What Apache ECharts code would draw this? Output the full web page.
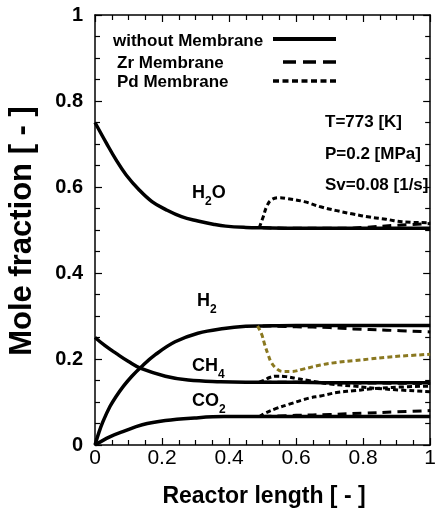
<!DOCTYPE html>
<html>
<head>
<meta charset="utf-8">
<script src="https://cdn.jsdelivr.net/npm/echarts@6/dist/echarts.min.js"></script>
<style>
  html, body { margin: 0; padding: 0; background: #fff; }
  #chart { width: 439px; height: 520px; }
</style>
</head>
<body>
<div id="chart"></div>
<script>
const FONT = '"Liberation Sans", Arial, Helvetica, sans-serif';

// Tick labels (major ticks every 0.2, minor every 0.05)
const xTickLabels = ['0', '0.2', '0.4', '0.6', '0.8', '1'];
const yTickLabels = ['0', '0.2', '0.4', '0.6', '0.8', '1'];

// ---- Without membrane (solid) ----
const noMemH2O_x = [0, 0.034, 0.063, 0.093, 0.132, 0.17, 0.21, 0.258, 0.307, 0.356, 0.39, 0.45, 0.5, 0.6, 0.7, 0.8, 0.9, 1.0];
const noMemH2O_y = [0.75, 0.702, 0.663, 0.628, 0.593, 0.566, 0.548, 0.531, 0.521, 0.513, 0.509, 0.506, 0.505, 0.504, 0.504, 0.504, 0.504, 0.504];

const noMemH2_x = [0, 0.012, 0.024, 0.045, 0.063, 0.085, 0.11, 0.137, 0.18, 0.239, 0.307, 0.385, 0.45, 0.5, 0.6, 0.7, 0.8, 0.9, 1.0];
const noMemH2_y = [0, 0.03, 0.055, 0.09, 0.113, 0.137, 0.16, 0.181, 0.21, 0.24, 0.26, 0.271, 0.276, 0.277, 0.278, 0.278, 0.278, 0.278, 0.278];

const noMemCH4_x = [0, 0.03, 0.063, 0.1, 0.137, 0.21, 0.278, 0.375, 0.45, 0.5, 0.6, 0.7, 0.8, 0.9, 1.0];
const noMemCH4_y = [0.25, 0.231, 0.213, 0.194, 0.178, 0.16, 0.151, 0.147, 0.146, 0.146, 0.146, 0.145, 0.145, 0.145, 0.145];

const noMemCO2_x = [0, 0.044, 0.083, 0.141, 0.21, 0.297, 0.385, 0.45, 0.5, 0.6, 0.7, 0.8, 0.9, 1.0];
const noMemCO2_y = [0, 0.019, 0.031, 0.047, 0.057, 0.063, 0.066, 0.066, 0.066, 0.066, 0.066, 0.066, 0.066, 0.066];

// ---- Zr membrane (dashed) ----
const zrH2O_x = [0.5, 0.6, 0.7, 0.75, 0.8, 0.9, 1.0];
const zrH2O_y = [0.505, 0.504, 0.504, 0.504, 0.506, 0.511, 0.515];

const zrH2_x = [0.5, 0.6, 0.7, 0.77, 0.87, 1.0];
const zrH2_y = [0.277, 0.275, 0.273, 0.27, 0.267, 0.263];

const zrCH4_x = [0.5, 0.6, 0.7, 0.85, 1.0];
const zrCH4_y = [0.146, 0.146, 0.145, 0.144, 0.143];

const zrCO2_x = [0.5, 0.6, 0.7, 0.8, 0.9, 1.0];
const zrCO2_y = [0.066, 0.069, 0.071, 0.074, 0.077, 0.08];

// ---- Pd membrane (dotted) ----
const pdH2O_x = [0.49, 0.502, 0.512, 0.526, 0.551, 0.575, 0.624, 0.673, 0.721, 0.77, 0.819, 0.868, 0.916, 1.0];
const pdH2O_y = [0.505, 0.531, 0.554, 0.57, 0.575, 0.573, 0.566, 0.554, 0.545, 0.537, 0.53, 0.525, 0.519, 0.517];

const pdH2_x = [0.485, 0.497, 0.507, 0.517, 0.526, 0.541, 0.56, 0.585, 0.624, 0.673, 0.721, 0.77, 0.819, 0.868, 0.916, 1.0];
const pdH2_y = [0.277, 0.258, 0.232, 0.209, 0.192, 0.178, 0.171, 0.171, 0.177, 0.186, 0.192, 0.196, 0.2, 0.204, 0.207, 0.211];

const pdCH4_x = [0.49, 0.507, 0.521, 0.541, 0.57, 0.6, 0.637, 0.702, 0.77, 0.868, 1.0];
const pdCH4_y = [0.146, 0.151, 0.157, 0.16, 0.159, 0.155, 0.15, 0.142, 0.137, 0.13, 0.124];

const pdCO2_x = [0.49, 0.507, 0.541, 0.58, 0.638, 0.673, 0.721, 0.77, 0.819, 0.887, 1.0];
const pdCO2_y = [0.066, 0.074, 0.085, 0.095, 0.109, 0.114, 0.122, 0.126, 0.13, 0.134, 0.137];

const zip = (xs, ys) => xs.map((x, i) => [x, ys[i]]);

const BLACK = '#000';
const OLIVE = '#8a7820';
const styles = {
  solid:  { type: 'solid', width: 3.5 },
  zr:     { type: [9, 6], width: 3 },
  pd:     { type: [5, 3], width: 3 }
};

function curve(name, xs, ys, kind, color, z) {
  return {
    name: name,
    type: 'line',
    data: zip(xs, ys),
    showSymbol: false,
    smooth: 0.4,
    z: z,
    lineStyle: { color: color, width: styles[kind].width, type: styles[kind].type, cap: 'butt', join: 'round' },
    emphasis: { disabled: true },
    silent: true,
    animation: false
  };
}

const series = [
  curve('H2O without membrane', noMemH2O_x, noMemH2O_y, 'solid', BLACK, 2),
  curve('H2 without membrane', noMemH2_x, noMemH2_y, 'solid', BLACK, 2),
  curve('CH4 without membrane', noMemCH4_x, noMemCH4_y, 'solid', BLACK, 2),
  curve('CO2 without membrane', noMemCO2_x, noMemCO2_y, 'solid', BLACK, 2),
  curve('H2O Zr membrane', zrH2O_x, zrH2O_y, 'zr', BLACK, 3),
  curve('H2 Zr membrane', zrH2_x, zrH2_y, 'zr', BLACK, 3),
  curve('CH4 Zr membrane', zrCH4_x, zrCH4_y, 'zr', BLACK, 3),
  curve('CO2 Zr membrane', zrCO2_x, zrCO2_y, 'zr', BLACK, 3),
  curve('H2O Pd membrane', pdH2O_x, pdH2O_y, 'pd', BLACK, 4),
  curve('H2 Pd membrane', pdH2_x, pdH2_y, 'pd', OLIVE, 4),
  curve('CH4 Pd membrane', pdCH4_x, pdCH4_y, 'pd', BLACK, 4),
  curve('CO2 Pd membrane', pdCO2_x, pdCO2_y, 'pd', BLACK, 4)
];

function axisBase(labels, show, labelStyle) {
  return {
    type: 'value', min: 0, max: 1, interval: 0.2,
    splitLine: { show: false },
    axisLine: { show: true, onZero: false, lineStyle: { color: BLACK, width: 1.5 } },
    axisTick: { show: true, inside: true, length: 7, lineStyle: { color: BLACK, width: 1.2 } },
    minorTick: { show: true, splitNumber: 4, length: 5, lineStyle: { color: BLACK, width: 1.2 } },
    axisLabel: Object.assign({
      show: show,
      showMinLabel: true, showMaxLabel: true,
      color: BLACK, fontFamily: FONT,
      formatter: v => labels[Math.round(v / 0.2)]
    }, labelStyle)
  };
}

function speciesLabel(x, y, text) {
  return {
    type: 'text', x: x, y: y, z: 10,
    style: {
      text: text, fill: BLACK, verticalAlign: 'middle',
      rich: {
        n: { fontFamily: FONT, fontSize: 18, fontWeight: 'bold', fill: BLACK },
        s: { fontFamily: FONT, fontSize: 12, fontWeight: 'bold', fill: BLACK, padding: [18, 0, 0, 0] }
      }
    }
  };
}

const option = {
  backgroundColor: '#fff',
  animation: false,
  grid: { left: 95, right: 2, top: 15, bottom: 75, containLabel: false },
  xAxis: [
    Object.assign(axisBase(xTickLabels, true, { fontSize: 21, fontWeight: 'normal', margin: 3 }), { position: 'bottom' }),
    Object.assign(axisBase(xTickLabels, false, {}), { position: 'top' })
  ],
  yAxis: [
    Object.assign(axisBase(yTickLabels, true, { fontSize: 20, fontWeight: 'bold', margin: 12 }), { position: 'left' }),
    Object.assign(axisBase(yTickLabels, false, {}), { position: 'right' })
  ],
  series: series,
  graphic: [
    // axis titles
    { type: 'text', x: 22, y: 231, rotation: Math.PI / 2,
      style: { text: 'Mole fraction [ - ]', font: 'bold 31px ' + FONT, fill: BLACK, align: 'center', verticalAlign: 'middle' } },
    { type: 'text', x: 264, y: 497,
      style: { text: 'Reactor length [ - ]', font: 'bold 23px ' + FONT, fill: BLACK, align: 'center', verticalAlign: 'middle' } },

    // legend
    { type: 'text', x: 113, y: 41, style: { text: 'without Membrane', font: 'bold 17px ' + FONT, fill: BLACK, verticalAlign: 'middle' } },
    { type: 'text', x: 117, y: 63, style: { text: 'Zr Membrane', font: 'bold 17px ' + FONT, fill: BLACK, verticalAlign: 'middle' } },
    { type: 'text', x: 117, y: 82, style: { text: 'Pd Membrane', font: 'bold 17px ' + FONT, fill: BLACK, verticalAlign: 'middle' } },
    { type: 'line', shape: { x1: 273, y1: 39, x2: 336, y2: 39 }, style: { stroke: BLACK, lineWidth: 4 } },
    { type: 'line', shape: { x1: 283, y1: 62, x2: 336, y2: 62 }, style: { stroke: BLACK, lineWidth: 3.5, lineDash: [13, 7] } },
    { type: 'line', shape: { x1: 273, y1: 81, x2: 339, y2: 81 }, style: { stroke: BLACK, lineWidth: 3.5, lineDash: [6, 3.5] } },

    // operating conditions
    { type: 'text', x: 325, y: 122, style: { text: 'T=773 [K]', font: 'bold 17px ' + FONT, fill: BLACK, verticalAlign: 'middle' } },
    { type: 'text', x: 325, y: 154, style: { text: 'P=0.2 [MPa]', font: 'bold 17px ' + FONT, fill: BLACK, verticalAlign: 'middle' } },
    { type: 'text', x: 325, y: 185, style: { text: 'Sv=0.08 [1/s]', font: 'bold 17px ' + FONT, fill: BLACK, verticalAlign: 'middle' } },

    // species labels with subscripts
    speciesLabel(192, 193, '{n|H}{s|2}{n|O}'),
    speciesLabel(197, 301, '{n|H}{s|2}'),
    speciesLabel(192, 366, '{n|CH}{s|4}'),
    speciesLabel(192, 401, '{n|CO}{s|2}')
  ]
};

const chart = echarts.init(document.getElementById('chart'), null, { renderer: 'canvas' });
chart.setOption(option);
</script>
</body>
</html>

▶ [Short problem]:
Every line from the start of the listing above through the line with "Arial, Helvetica, sans-serif';" should be repeated exactly; skip the pictures and add nothing else.

▶ [Response to this task]:
What Apache ECharts code would draw this? Output the full web page.
<!DOCTYPE html>
<html>
<head>
<meta charset="utf-8">
<script src="https://cdn.jsdelivr.net/npm/echarts@6/dist/echarts.min.js"></script>
<style>
  html, body { margin: 0; padding: 0; background: #fff; }
  #chart { width: 439px; height: 520px; }
</style>
</head>
<body>
<div id="chart"></div>
<script>
const FONT = '"Liberation Sans", Arial, Helvetica, sans-serif';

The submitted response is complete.